=== Given information ===

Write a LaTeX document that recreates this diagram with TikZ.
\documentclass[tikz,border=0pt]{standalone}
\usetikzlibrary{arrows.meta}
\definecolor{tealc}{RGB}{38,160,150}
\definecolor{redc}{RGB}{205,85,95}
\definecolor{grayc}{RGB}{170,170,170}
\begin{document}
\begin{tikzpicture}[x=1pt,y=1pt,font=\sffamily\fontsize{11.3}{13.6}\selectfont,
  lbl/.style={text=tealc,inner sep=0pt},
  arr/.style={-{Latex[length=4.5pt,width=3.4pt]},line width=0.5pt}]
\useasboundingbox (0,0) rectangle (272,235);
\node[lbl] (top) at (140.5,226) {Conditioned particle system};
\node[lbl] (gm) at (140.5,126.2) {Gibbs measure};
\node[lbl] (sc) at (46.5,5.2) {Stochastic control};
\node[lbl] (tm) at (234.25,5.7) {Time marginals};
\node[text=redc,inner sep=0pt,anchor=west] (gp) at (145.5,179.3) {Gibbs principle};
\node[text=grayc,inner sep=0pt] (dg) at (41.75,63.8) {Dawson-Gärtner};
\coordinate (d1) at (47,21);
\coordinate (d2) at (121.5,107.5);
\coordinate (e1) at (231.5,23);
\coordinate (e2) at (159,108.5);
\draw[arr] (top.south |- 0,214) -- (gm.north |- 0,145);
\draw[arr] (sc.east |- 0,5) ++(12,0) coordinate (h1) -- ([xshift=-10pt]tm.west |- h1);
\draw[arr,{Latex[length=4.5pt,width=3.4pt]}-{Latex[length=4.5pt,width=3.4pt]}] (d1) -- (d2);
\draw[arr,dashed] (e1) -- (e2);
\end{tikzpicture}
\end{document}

===
=== Given information ===

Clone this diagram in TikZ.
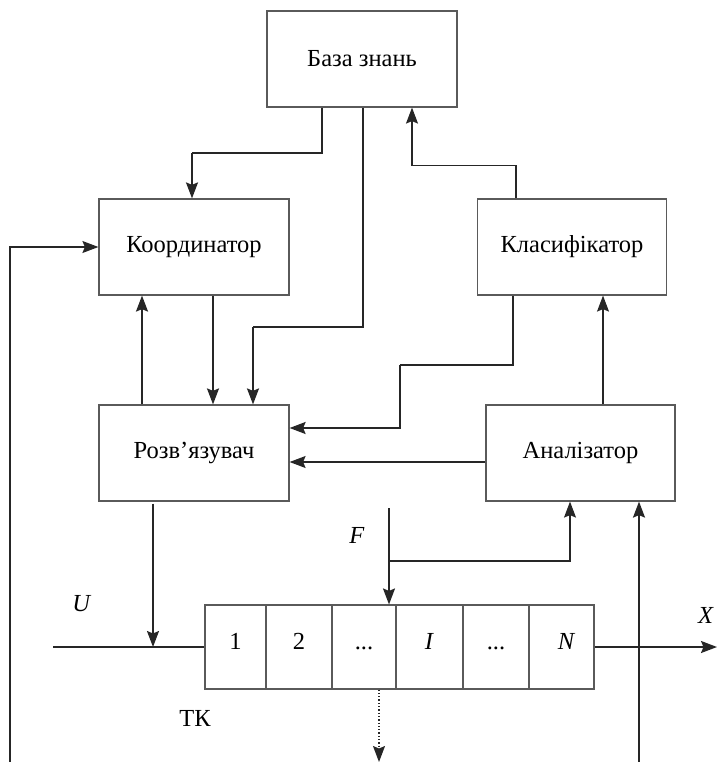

===
=== Given information ===

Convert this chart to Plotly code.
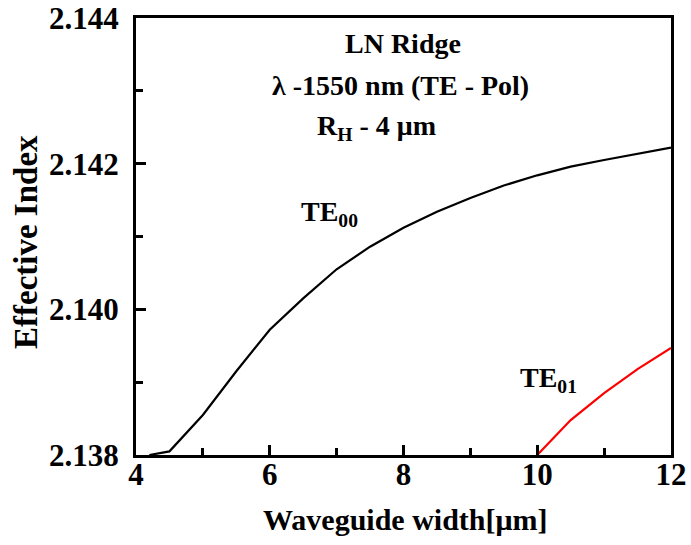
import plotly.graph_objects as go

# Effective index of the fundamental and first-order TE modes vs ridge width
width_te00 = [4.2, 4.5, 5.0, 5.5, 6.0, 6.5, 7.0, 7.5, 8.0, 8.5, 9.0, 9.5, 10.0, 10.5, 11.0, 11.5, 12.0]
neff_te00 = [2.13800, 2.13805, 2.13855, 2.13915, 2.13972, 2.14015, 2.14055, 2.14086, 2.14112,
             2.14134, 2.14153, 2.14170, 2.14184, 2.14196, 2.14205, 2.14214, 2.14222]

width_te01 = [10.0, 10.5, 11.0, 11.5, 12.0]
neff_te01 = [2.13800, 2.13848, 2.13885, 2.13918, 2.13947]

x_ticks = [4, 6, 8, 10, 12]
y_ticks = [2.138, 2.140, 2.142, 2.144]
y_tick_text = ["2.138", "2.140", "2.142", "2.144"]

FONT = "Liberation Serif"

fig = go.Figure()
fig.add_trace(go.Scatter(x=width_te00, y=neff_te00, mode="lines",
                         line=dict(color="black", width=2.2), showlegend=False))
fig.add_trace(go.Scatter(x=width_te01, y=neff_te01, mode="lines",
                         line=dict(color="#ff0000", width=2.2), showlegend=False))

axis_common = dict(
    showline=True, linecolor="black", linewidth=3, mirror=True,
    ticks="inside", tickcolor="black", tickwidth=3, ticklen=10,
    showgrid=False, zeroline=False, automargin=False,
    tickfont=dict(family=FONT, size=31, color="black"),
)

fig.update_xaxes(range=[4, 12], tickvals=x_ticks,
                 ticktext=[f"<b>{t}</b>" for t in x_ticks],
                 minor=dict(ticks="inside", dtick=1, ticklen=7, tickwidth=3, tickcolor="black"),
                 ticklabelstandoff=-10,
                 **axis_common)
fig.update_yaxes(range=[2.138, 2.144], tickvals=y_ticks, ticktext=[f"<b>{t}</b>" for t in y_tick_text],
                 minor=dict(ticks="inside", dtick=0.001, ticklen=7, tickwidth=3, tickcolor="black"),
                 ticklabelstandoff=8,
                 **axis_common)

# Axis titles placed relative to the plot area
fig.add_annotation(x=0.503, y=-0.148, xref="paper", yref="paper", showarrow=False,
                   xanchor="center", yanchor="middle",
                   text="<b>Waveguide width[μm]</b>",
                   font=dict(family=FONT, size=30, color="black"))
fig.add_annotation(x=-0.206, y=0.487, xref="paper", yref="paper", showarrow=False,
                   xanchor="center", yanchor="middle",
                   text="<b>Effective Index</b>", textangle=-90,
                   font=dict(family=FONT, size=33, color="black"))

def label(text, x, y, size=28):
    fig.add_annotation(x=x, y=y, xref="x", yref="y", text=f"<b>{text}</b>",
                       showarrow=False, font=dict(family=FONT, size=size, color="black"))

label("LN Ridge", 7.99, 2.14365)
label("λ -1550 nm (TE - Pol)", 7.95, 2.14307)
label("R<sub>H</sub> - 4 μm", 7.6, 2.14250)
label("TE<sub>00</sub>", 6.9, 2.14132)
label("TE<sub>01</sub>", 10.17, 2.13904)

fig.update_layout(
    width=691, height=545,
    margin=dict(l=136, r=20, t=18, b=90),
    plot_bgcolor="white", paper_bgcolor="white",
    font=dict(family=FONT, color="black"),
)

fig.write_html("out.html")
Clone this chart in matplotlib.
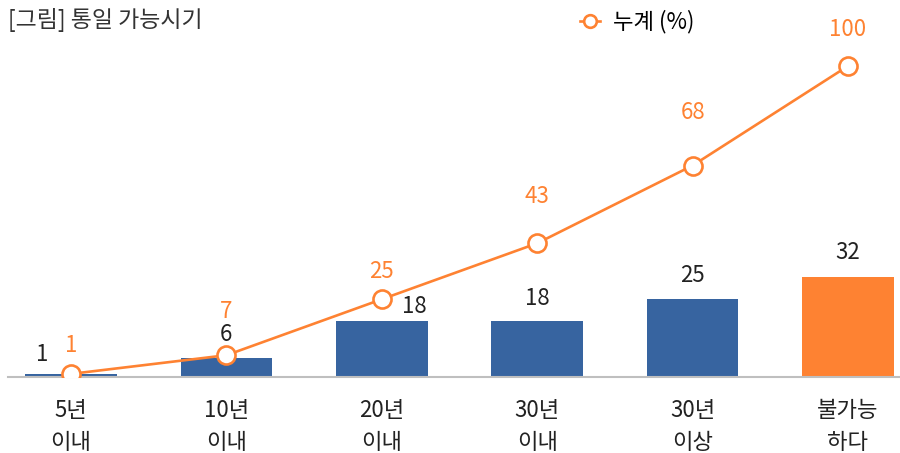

===

__Task goal__
Go through the data and gather every line that holds "this".

__Task answer__
Write a LaTeX document that recreates this diagram with TikZ.
Clone this diagram in TikZ.
Convert this chart to Plotly code.
Clone this chart in matplotlib.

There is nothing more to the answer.